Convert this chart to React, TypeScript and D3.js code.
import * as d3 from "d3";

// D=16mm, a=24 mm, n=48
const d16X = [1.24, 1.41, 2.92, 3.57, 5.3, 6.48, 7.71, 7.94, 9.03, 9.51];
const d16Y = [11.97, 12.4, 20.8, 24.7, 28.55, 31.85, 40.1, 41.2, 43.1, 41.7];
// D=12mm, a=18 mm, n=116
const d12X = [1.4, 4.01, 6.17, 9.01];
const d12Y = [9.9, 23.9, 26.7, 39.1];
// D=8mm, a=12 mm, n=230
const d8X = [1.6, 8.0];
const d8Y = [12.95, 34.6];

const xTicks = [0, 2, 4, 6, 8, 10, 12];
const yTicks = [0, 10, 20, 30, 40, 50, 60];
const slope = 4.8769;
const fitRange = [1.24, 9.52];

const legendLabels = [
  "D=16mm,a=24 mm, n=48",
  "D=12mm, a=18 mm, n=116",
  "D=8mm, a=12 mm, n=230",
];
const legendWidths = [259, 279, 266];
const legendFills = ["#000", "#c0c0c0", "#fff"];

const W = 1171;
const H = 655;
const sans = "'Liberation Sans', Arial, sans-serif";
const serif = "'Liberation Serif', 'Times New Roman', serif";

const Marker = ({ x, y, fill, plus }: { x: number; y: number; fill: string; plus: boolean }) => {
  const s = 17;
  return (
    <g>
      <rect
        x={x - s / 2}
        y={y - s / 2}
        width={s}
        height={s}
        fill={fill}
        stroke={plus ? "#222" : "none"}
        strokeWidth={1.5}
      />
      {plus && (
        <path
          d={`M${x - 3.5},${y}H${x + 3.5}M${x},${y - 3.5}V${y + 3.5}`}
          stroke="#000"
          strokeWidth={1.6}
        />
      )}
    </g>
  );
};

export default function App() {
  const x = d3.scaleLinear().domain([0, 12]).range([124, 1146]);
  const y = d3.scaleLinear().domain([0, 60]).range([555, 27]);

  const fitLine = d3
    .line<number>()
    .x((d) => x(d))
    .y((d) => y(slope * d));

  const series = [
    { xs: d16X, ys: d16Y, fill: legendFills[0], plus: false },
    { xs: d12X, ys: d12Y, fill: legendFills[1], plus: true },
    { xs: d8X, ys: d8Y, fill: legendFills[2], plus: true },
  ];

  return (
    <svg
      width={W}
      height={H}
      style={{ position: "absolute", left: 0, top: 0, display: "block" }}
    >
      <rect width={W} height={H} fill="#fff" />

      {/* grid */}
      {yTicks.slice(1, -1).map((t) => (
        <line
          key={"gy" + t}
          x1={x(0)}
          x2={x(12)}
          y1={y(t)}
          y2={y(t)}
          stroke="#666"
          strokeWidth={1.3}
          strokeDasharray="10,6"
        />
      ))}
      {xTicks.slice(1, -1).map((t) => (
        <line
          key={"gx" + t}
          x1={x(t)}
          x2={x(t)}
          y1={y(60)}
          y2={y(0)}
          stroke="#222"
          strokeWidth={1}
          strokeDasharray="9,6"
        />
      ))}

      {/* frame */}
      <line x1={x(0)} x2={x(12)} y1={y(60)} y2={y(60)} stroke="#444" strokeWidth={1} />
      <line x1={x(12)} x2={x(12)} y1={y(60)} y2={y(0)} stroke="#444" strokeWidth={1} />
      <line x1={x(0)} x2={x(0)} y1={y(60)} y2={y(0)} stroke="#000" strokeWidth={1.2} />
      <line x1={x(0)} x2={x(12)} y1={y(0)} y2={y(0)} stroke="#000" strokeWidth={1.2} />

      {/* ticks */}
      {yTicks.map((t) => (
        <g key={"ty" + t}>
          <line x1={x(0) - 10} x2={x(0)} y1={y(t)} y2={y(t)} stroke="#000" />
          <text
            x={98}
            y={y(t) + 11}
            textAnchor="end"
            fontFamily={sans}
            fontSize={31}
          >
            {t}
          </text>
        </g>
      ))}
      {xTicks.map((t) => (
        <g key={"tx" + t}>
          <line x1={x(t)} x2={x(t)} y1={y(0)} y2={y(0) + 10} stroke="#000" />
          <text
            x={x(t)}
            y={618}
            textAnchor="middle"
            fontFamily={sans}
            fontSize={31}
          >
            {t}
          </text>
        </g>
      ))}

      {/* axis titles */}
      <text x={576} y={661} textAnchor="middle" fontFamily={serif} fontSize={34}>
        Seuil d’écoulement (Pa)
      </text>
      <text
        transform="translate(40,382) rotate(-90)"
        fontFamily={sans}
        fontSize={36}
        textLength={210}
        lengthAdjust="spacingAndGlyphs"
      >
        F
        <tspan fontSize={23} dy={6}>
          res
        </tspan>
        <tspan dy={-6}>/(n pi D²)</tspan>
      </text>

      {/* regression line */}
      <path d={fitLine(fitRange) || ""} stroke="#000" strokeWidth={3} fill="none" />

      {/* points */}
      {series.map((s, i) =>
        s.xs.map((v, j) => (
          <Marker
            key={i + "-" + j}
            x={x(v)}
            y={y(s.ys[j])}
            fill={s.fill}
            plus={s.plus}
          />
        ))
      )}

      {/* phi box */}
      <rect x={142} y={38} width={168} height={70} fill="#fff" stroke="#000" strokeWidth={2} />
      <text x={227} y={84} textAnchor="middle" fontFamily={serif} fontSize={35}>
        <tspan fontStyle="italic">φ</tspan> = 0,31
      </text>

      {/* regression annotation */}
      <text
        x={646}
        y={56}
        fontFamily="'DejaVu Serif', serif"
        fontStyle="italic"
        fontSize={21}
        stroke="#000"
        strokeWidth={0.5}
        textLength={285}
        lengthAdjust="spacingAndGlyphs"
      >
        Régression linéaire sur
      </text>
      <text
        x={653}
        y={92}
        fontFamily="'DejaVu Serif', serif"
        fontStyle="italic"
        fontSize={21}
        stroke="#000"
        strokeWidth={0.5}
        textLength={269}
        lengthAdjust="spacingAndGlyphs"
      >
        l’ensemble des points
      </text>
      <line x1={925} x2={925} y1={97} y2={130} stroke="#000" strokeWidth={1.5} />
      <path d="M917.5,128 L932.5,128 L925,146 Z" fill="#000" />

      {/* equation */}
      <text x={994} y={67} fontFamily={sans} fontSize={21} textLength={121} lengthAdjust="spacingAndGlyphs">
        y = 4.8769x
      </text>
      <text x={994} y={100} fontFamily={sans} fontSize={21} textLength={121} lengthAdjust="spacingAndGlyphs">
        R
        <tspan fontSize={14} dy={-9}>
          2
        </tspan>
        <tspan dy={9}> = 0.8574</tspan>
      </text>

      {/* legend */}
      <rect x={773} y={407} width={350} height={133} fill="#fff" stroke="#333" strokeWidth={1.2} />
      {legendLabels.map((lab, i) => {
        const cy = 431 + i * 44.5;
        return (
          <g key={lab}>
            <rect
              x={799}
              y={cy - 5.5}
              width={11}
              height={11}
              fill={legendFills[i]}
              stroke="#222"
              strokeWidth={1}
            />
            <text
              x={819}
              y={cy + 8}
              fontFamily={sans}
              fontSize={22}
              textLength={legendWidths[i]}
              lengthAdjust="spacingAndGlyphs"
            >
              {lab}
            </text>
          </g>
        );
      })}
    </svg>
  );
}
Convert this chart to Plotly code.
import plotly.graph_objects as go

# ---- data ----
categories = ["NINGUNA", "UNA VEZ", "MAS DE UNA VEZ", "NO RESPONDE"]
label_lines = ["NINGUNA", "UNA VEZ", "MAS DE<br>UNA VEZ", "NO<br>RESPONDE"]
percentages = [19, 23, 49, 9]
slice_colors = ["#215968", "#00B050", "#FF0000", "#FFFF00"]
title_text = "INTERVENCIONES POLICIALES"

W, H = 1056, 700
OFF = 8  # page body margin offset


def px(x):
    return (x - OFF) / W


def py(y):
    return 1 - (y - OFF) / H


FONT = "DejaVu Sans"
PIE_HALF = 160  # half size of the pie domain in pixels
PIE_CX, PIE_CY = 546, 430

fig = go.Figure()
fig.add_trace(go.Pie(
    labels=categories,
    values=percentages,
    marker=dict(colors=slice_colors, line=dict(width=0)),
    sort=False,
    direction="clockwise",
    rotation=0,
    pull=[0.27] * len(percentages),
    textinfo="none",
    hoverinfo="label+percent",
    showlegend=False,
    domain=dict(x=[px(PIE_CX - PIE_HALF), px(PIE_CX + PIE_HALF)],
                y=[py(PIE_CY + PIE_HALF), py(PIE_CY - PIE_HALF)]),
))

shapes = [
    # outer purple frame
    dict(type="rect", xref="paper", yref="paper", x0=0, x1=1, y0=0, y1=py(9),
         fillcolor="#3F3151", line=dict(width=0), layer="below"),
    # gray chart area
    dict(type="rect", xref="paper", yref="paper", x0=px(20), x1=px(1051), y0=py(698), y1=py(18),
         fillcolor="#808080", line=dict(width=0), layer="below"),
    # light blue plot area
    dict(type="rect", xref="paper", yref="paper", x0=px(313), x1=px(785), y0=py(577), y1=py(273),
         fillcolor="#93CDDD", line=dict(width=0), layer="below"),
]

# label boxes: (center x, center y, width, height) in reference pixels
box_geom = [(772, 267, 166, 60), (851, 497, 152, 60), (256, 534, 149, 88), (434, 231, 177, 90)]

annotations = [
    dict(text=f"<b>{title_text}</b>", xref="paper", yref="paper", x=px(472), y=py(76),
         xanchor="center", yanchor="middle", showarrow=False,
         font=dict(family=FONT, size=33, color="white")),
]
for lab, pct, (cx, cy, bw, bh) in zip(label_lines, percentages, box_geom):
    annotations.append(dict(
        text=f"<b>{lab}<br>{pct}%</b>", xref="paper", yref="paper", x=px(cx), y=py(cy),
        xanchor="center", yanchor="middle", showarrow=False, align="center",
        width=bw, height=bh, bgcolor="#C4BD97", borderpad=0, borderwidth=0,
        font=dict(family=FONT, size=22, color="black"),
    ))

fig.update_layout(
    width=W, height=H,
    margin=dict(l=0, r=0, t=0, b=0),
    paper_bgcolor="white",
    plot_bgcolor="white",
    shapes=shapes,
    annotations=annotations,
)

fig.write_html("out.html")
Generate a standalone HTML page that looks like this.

============================================================

- **Problem details**:
Quote exactly the stretch of lines above that starts at the first one and ends at the line with "import * as", and nothing beyond it.

- **Solution**:
Convert this chart to React, TypeScript and D3.js code.
import * as d3 from "d3";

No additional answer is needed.